Sports

The Sports Sermon: World Baseball Classic throwdown, Canada v. Mexico

March 14, 2013


With Major League Baseball’s Opening Day still over two weeks away, baseball fans usually turn to Arizona and Florida at this point in the year to satiate their hunger for the diamond. This season, though, they have been given an additional appetizer before the regular season kicks off. The third installment of the World Baseball Classic arrived last week and has since provided some exciting action. Amongst the upsets and late inning comebacks, though, the biggest news to come out of the tournament has been the brawl between North American rivals Canada and Mexico.

Canada held a 9-3 lead over Mexico going into the top of the ninth inning when Chris Robinson noticed Mexican third baseman Luis Cruz was playing deep and laid down a bunt single. This brought an already tense game to its tipping point. Cruz fielded the bunt and motioned to pitcher Arnold Leon by pointing at his side and then pointing at the next batter, Rene Tosoni—an obvious signal to hit Tosoni.

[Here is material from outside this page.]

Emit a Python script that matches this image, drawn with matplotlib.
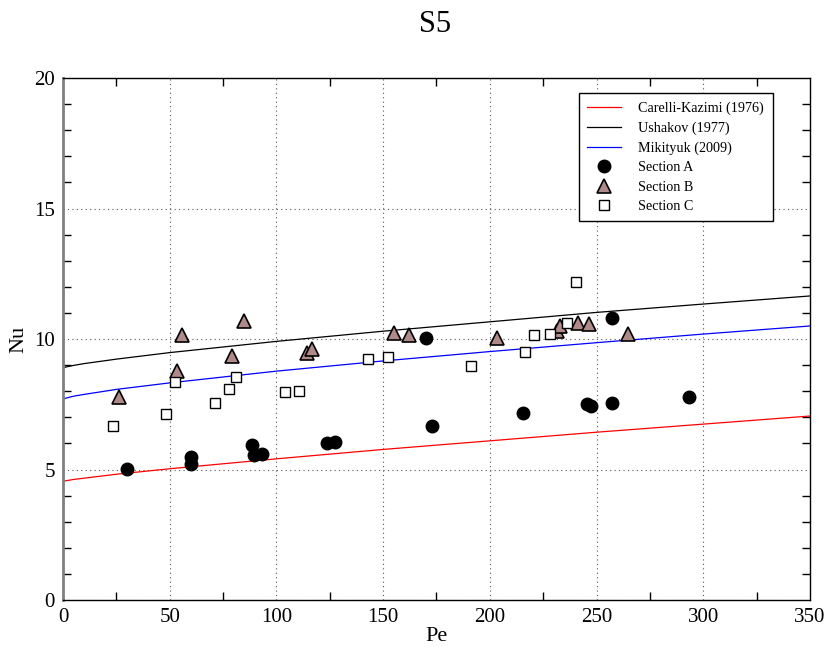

After two inside fastballs and a warning from the home plate umpire, Leon finally plunked Tosoni right in the middle of the back. With that, the benches were cleared. Mexicans began punching Canadians, and Canadians began throwing Mexicans in the kind of brawl we expect from the Jersey Shore cast, not professional baseball players.

Because of baseball’s etiquette, blatantly hitting Tosoni would have been reasonable had this tournament been under regular MLB rules. You don’t lay down a bunt in the last inning when you’re up by 6 runs—a well-established unwritten rule of the game. Because of the low number of teams participating (16), though, a tie in the brackets is possible and therefore tiebreakers are an important consideration.

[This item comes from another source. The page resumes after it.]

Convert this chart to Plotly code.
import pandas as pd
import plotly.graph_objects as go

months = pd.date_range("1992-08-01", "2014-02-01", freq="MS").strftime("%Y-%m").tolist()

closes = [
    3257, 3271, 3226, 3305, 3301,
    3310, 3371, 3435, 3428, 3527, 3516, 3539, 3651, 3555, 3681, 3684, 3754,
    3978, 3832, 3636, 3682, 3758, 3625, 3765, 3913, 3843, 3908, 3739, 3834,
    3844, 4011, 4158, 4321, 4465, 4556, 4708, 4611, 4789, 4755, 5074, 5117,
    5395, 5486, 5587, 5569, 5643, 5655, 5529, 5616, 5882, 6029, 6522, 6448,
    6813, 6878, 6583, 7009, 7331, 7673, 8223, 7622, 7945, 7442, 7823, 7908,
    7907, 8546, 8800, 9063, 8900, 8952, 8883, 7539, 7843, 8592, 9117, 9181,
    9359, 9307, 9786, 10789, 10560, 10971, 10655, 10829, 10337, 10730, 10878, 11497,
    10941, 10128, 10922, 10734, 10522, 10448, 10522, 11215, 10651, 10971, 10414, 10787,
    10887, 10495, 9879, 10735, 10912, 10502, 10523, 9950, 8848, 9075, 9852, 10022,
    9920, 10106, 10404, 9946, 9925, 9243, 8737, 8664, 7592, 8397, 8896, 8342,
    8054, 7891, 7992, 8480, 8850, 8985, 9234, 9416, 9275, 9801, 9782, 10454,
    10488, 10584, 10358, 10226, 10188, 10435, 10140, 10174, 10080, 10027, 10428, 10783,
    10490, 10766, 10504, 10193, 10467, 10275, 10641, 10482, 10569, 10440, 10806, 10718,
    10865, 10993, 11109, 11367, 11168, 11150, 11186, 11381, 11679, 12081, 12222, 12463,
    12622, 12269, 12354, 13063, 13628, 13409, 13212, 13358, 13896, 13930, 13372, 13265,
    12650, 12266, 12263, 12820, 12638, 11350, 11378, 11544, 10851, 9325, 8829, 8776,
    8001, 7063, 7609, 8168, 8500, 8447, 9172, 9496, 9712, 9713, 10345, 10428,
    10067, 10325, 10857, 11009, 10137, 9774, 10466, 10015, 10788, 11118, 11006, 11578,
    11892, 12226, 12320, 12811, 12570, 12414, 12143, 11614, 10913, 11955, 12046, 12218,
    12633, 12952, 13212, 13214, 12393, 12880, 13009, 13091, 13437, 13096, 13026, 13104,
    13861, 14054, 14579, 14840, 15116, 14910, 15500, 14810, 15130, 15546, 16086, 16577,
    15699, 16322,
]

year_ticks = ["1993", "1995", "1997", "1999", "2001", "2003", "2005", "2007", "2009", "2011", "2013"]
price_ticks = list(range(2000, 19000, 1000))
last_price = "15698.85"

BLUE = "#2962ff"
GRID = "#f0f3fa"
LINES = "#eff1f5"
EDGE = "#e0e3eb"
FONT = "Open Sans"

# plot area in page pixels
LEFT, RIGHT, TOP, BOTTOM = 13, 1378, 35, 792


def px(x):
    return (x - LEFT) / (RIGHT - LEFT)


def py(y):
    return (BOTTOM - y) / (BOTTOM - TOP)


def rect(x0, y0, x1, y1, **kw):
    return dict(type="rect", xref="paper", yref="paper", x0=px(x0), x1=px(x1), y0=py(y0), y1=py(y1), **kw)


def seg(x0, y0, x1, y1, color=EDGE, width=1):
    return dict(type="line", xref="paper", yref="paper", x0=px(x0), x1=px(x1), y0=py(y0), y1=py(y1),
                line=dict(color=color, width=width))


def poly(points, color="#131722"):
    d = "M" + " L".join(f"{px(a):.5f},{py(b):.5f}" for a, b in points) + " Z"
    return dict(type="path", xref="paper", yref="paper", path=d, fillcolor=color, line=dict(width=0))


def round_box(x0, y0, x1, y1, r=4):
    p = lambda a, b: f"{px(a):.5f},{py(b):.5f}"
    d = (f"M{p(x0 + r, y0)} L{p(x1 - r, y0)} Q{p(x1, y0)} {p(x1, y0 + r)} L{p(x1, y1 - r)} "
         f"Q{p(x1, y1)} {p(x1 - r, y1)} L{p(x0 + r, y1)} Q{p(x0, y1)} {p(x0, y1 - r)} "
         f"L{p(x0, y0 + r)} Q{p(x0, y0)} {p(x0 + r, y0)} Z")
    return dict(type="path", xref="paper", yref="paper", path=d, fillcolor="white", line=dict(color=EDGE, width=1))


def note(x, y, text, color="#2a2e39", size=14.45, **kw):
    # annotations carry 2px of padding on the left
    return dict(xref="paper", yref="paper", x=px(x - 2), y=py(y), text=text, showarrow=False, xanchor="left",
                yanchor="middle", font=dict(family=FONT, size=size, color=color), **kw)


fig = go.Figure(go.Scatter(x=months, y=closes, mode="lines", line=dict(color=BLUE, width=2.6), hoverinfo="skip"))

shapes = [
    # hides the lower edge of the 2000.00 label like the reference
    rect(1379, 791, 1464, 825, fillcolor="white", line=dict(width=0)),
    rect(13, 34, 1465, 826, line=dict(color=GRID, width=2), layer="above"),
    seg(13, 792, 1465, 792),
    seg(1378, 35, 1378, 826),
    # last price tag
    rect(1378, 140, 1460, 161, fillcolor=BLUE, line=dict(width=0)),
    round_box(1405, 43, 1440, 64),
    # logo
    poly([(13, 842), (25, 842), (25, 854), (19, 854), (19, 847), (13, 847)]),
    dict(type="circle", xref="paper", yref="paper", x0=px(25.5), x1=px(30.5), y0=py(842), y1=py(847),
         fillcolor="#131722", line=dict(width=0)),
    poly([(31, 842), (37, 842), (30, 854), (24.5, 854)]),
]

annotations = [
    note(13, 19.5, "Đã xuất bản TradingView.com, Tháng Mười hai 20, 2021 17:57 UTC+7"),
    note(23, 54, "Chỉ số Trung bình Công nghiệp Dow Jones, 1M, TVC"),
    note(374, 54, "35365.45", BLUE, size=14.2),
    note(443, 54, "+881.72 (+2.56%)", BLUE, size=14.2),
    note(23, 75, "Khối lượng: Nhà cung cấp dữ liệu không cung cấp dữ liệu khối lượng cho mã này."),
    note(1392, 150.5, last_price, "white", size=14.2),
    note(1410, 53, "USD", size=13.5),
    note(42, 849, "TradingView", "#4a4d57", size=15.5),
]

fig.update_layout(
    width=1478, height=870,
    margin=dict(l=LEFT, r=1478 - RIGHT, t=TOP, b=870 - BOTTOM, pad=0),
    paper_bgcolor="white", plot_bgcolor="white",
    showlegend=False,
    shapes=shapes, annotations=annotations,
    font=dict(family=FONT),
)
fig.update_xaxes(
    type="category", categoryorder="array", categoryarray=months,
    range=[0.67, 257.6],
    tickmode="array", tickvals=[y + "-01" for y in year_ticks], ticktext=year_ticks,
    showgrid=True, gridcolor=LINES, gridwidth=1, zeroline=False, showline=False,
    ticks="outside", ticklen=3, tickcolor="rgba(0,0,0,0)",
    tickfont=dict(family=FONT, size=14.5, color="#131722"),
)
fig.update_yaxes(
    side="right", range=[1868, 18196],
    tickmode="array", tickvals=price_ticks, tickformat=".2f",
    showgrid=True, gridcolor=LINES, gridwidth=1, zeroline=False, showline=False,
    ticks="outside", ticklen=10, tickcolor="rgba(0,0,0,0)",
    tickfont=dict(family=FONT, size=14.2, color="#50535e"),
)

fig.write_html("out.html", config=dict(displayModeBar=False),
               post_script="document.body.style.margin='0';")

World Baseball Classic, Inc., the governing body of the tournament, set traditional baseball etiquette and tournament rules at odds by making the primary tiebreaker run differential. This was the most costly mistake in the whole debacle, because it incentivizes teams to run up the score on their opponents, despite this tactic’s disrespectful nature. For a tournament fighting for its legitimacy on the world stage, introducing a reason for disrespect in a game so heavily based on tradition and customs is a major blunder.

This kind of lapse in judgment is understandable for a tournament so young, but the ignorance of youth can only last so long. After the discontinuation of Olympic Baseball in 2008 and the World Baseball Cup in 2011, the World Baseball Classic is the only major international baseball tournament left that names a world champion. These early installments are vital to the longevity of the Classic because if it does not gain recognition now in the early going, its ratings and commercial success could suffer and therefore put the tournament’s future in jeopardy.

The key to high ratings in the World Baseball Classic is how many big-name stars each country can convince to play for them. The timing of the tournament already proposes risk with the possibility of getting injured just before the start of the new season, and this has persuaded many big stars to stay away. Controversy over the rules brings into question the legitimacy of the tournament for those players considering joining their home country’s team. If clashes like the one between Canada and Mexico recur, teams could start to lose their fan favorites.

If anything positive could be extracted from the throwdown, it is that no one can question that these games matter to the players. All the best baseball players  may not choose to represent their countries, but the ones that do take pride in whom they are representing. The Classic spreads baseball awareness to countries that do not get much exposure to the lore of MLB in the U.S. Augmenting baseball’s popularity in countries dominated by other sports is a tough task, but if the Classic can provide viewers with games full of talent and passion, then baseball could grow into more of a world-renowned sport.

The responsibility to further this goal of increasing the global interest in baseball now falls on World Baseball Classic, Inc. Their official statement after the incident denounced the fight but did not suspend any of the players involved, mainly because neither team was likely to advance to the second round.

What they also failed to address was any future action to be taken to improve the tiebreaker rules. If the Classic is to survive and thrive as the sole proving ground in international baseball, its leaders must give consideration to changing this policy, for so much more is at stake than simply the etiquette of the game.